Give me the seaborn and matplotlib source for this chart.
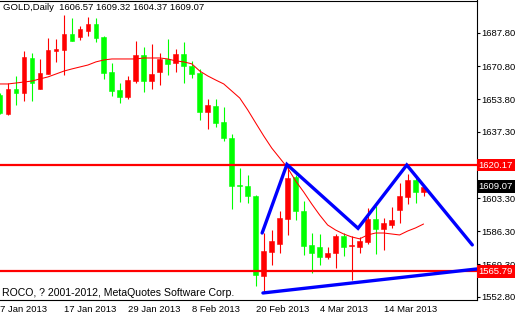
import numpy as np
import pandas as pd
import matplotlib
matplotlib.use("Agg")
import matplotlib.pyplot as plt
import seaborn as sns

# ---------------- data ----------------
dates = pd.bdate_range("2013-01-07", periods=54)
opens = [1656.1, 1646.3, 1659.1, 1657.1, 1675.0, 1659.1, 1666.8, 1678.6, 1679.1, 1687.3,
         1685.8, 1688.8, 1692.4, 1685.8, 1667.8, 1658.6, 1655.0, 1663.2, 1676.5, 1663.2,
         1667.8, 1674.5, 1672.4, 1677.0, 1670.9, 1667.3, 1647.4, 1650.4, 1642.2, 1634.0,
         1610.0, 1609.5, 1604.4, 1563.4, 1575.7, 1579.8, 1592.6, 1614.1, 1596.7, 1579.3,
         1578.3, 1573.1, 1575.2, 1583.9, 1578.8, 1578.3, 1580.8, 1592.6, 1587.5, 1589.5,
         1597.2, 1603.9, 1612.5, 1606.57]
highs = [1657.1, 1662.2, 1665.8, 1678.6, 1677.6, 1674.5, 1685.2, 1684.7, 1697.0, 1695.5,
         1691.4, 1696.0, 1695.5, 1686.3, 1672.4, 1662.2, 1665.8, 1683.7, 1680.6, 1682.2,
         1677.6, 1684.7, 1679.6, 1683.2, 1673.5, 1669.4, 1654.0, 1654.0, 1649.9, 1636.1,
         1618.7, 1615.1, 1604.9, 1585.4, 1586.9, 1596.7, 1620.5, 1615.1, 1601.8, 1585.4,
         1584.9, 1578.3, 1584.9, 1585.4, 1583.9, 1583.4, 1598.2, 1599.2, 1593.1, 1598.7,
         1611.0, 1615.6, 1615.1, 1609.32]
lows = [1646.3, 1645.8, 1650.9, 1653.0, 1653.0, 1659.1, 1666.8, 1673.0, 1666.3, 1683.7,
        1684.2, 1686.3, 1683.2, 1664.3, 1655.5, 1652.0, 1654.0, 1662.2, 1657.6, 1659.1,
        1661.2, 1666.3, 1667.8, 1662.2, 1664.8, 1643.3, 1638.7, 1639.7, 1632.5, 1597.7,
        1601.3, 1600.8, 1558.3, 1554.7, 1569.0, 1575.2, 1584.4, 1592.1, 1574.2, 1564.9,
        1569.0, 1572.1, 1567.5, 1573.6, 1561.4, 1575.2, 1579.8, 1574.7, 1576.7, 1588.0,
        1590.5, 1600.3, 1600.8, 1604.37]
closes = [1646.8, 1659.1, 1657.1, 1675.5, 1662.2, 1667.3, 1679.1, 1679.6, 1687.3, 1683.7,
          1689.9, 1692.4, 1685.2, 1667.3, 1658.1, 1655.0, 1663.7, 1676.5, 1663.2, 1666.8,
          1674.5, 1671.9, 1677.0, 1670.9, 1666.8, 1647.4, 1650.9, 1641.7, 1634.0, 1609.5,
          1609.5, 1604.4, 1563.9, 1576.2, 1581.3, 1593.1, 1613.6, 1596.7, 1578.8, 1575.2,
          1573.1, 1575.2, 1583.9, 1578.3, 1579.0, 1581.3, 1592.6, 1587.5, 1590.5, 1592.1,
          1604.4, 1612.5, 1606.4, 1609.07]
ma = [1661.7, 1661.7, 1662.2, 1662.7, 1663.2, 1664.3, 1665.3, 1666.8, 1668.3, 1669.4,
      1670.4, 1671.4, 1673.0, 1674.0, 1674.5, 1674.5, 1674.5, 1674.5, 1675.0, 1675.0,
      1675.0, 1674.5, 1673.5, 1673.0, 1672.0, 1668.3, 1665.8, 1663.7, 1661.7, 1658.1,
      1654.5, 1648.4, 1641.7, 1635.1, 1628.9, 1623.8, 1618.7, 1612.0, 1606.4, 1600.3,
      1594.6, 1589.5, 1586.9, 1584.9, 1583.4, 1582.4, 1584.4, 1585.4, 1585.4, 1584.9,
      1584.4, 1586.4, 1588.0, 1590.0]
levels = [1620.17, 1565.79]
last_price = 1609.07
pattern_x = [32.8, 35.9, 44.8, 50.9, 59.1]
pattern_y = [1585.4, 1620.5, 1587.8, 1620.2, 1579.3]
support_x = [32.9, 59.7]
support_y = [1554.7, 1567.0]
ytick_vals = [1552.80, 1569.30, 1586.30, 1603.30, 1620.30, 1637.30, 1653.80, 1670.80, 1687.80]
ytick_labels = ["1552.80", "1569.30", "1586.30", "1603.30", "", "1637.30",
                "1653.80", "1670.80", "1687.80"]
xtick_pos = [0, 8, 16, 24, 32, 40, 48]
xtick_labels = ["7 Jan 2013", "17 Jan 2013", "29 Jan 2013", "8 Feb 2013",
                "20 Feb 2013", "4 Mar 2013", "14 Mar 2013"]

# ---------------- figure ----------------
sns.set_style("white")
plt.rcParams['font.family'] = ['Liberation Sans', 'DejaVu Sans']
FS = 6.8
W, H = 521, 315
fig = plt.figure(figsize=(W / 100, H / 100), dpi=100)
ax = fig.add_axes([0, 15 / H, 476.5 / W, (300 - 0.5) / H])
ax.set_facecolor("white")

idx = np.arange(len(dates))
o = np.array(opens); c = np.array(closes)
up = c >= o
cols = np.where(up, "#FF0000", "#00FF00")
bottoms = np.minimum(o, c)
heights = np.maximum(np.abs(c - o), 0.3)

ax.vlines(idx, lows, highs, colors=cols, linewidth=0.8, zorder=2)
ax.bar(idx, heights, bottom=bottoms, width=0.6, color=cols, edgecolor=cols,
       linewidth=0.4, zorder=2.2)

sns.lineplot(x=idx, y=ma, color="#FF0000", linewidth=0.75, ax=ax, zorder=3)

for lv in levels:
    ax.axhline(lv, color="#FF0000", linewidth=1.6, zorder=4)

ax.plot(pattern_x, pattern_y, color="#0000FF", linewidth=2.4, zorder=5,
        solid_joinstyle="miter")
ax.plot(support_x, support_y, color="#0000FF", linewidth=2.4, zorder=5)

ax.set_xlim(0.0625, 59.625)
ax.set_ylim(1551.1, 1704.43)

# spines
for s in ["top", "right", "bottom"]:
    ax.spines[s].set_visible(True)
    ax.spines[s].set_color("black")
    ax.spines[s].set_linewidth(0.8)
ax.spines["left"].set_visible(False)

ax.yaxis.tick_right()
ax.set_yticks(ytick_vals)
ax.set_yticklabels(ytick_labels)
ax.tick_params(axis="y", which="both", direction="out", length=2.2, width=0.8,
               pad=1.5, labelsize=FS, colors="black", left=False, right=True)
ax.set_xticks(xtick_pos)
ax.set_xticklabels(xtick_labels)
ax.tick_params(axis="x", direction="out", length=2.2, width=0.8, pad=1.5,
               labelsize=FS, colors="black")
for lab in ax.get_xticklabels():
    lab.set_ha("left")
ax.set_xlabel(""); ax.set_ylabel("")

# price labels on the right axis
box_x = 1.0 + 2.0 / 476.5
for lv in levels:
    ax.text(box_x, lv, f"{lv:.2f}", transform=ax.get_yaxis_transform(),
            ha="left", va="center", fontsize=FS, color="white", clip_on=False,
            zorder=10,
            bbox=dict(boxstyle="square,pad=0.2", facecolor="#FF0000", edgecolor="none"))
ax.text(box_x, last_price, f"{last_price:.2f}", transform=ax.get_yaxis_transform(),
        ha="left", va="center", fontsize=FS, color="white", clip_on=False, zorder=10,
        bbox=dict(boxstyle="square,pad=0.2", facecolor="black", edgecolor="none"))

title = "GOLD,Daily  " + " ".join(f"{v:.2f}" for v in
                                 [opens[-1], highs[-1], lows[-1], closes[-1]])
fig.text(3 / W, 1 - 7.5 / H, title, ha="left", va="center", fontsize=FS, color="black")
fig.text(2 / W, 1 - 293 / H, "ROCO, ? 2001-2012, MetaQuotes Software Corp.",
         ha="left", va="center", fontsize=FS + 0.8, color="black")

fig.savefig("out.png", dpi=100, facecolor="white")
◆ ◆ ◆
**Work to do**
Begin at the first line of the data above and repeat each line exactly, stopping after the line containing "import seaborn as sns". Omit the pictures.

**Exercise result**
Give me the seaborn and matplotlib source for this chart.
import numpy as np
import pandas as pd
import matplotlib
matplotlib.use("Agg")
import matplotlib.pyplot as plt
import seaborn as sns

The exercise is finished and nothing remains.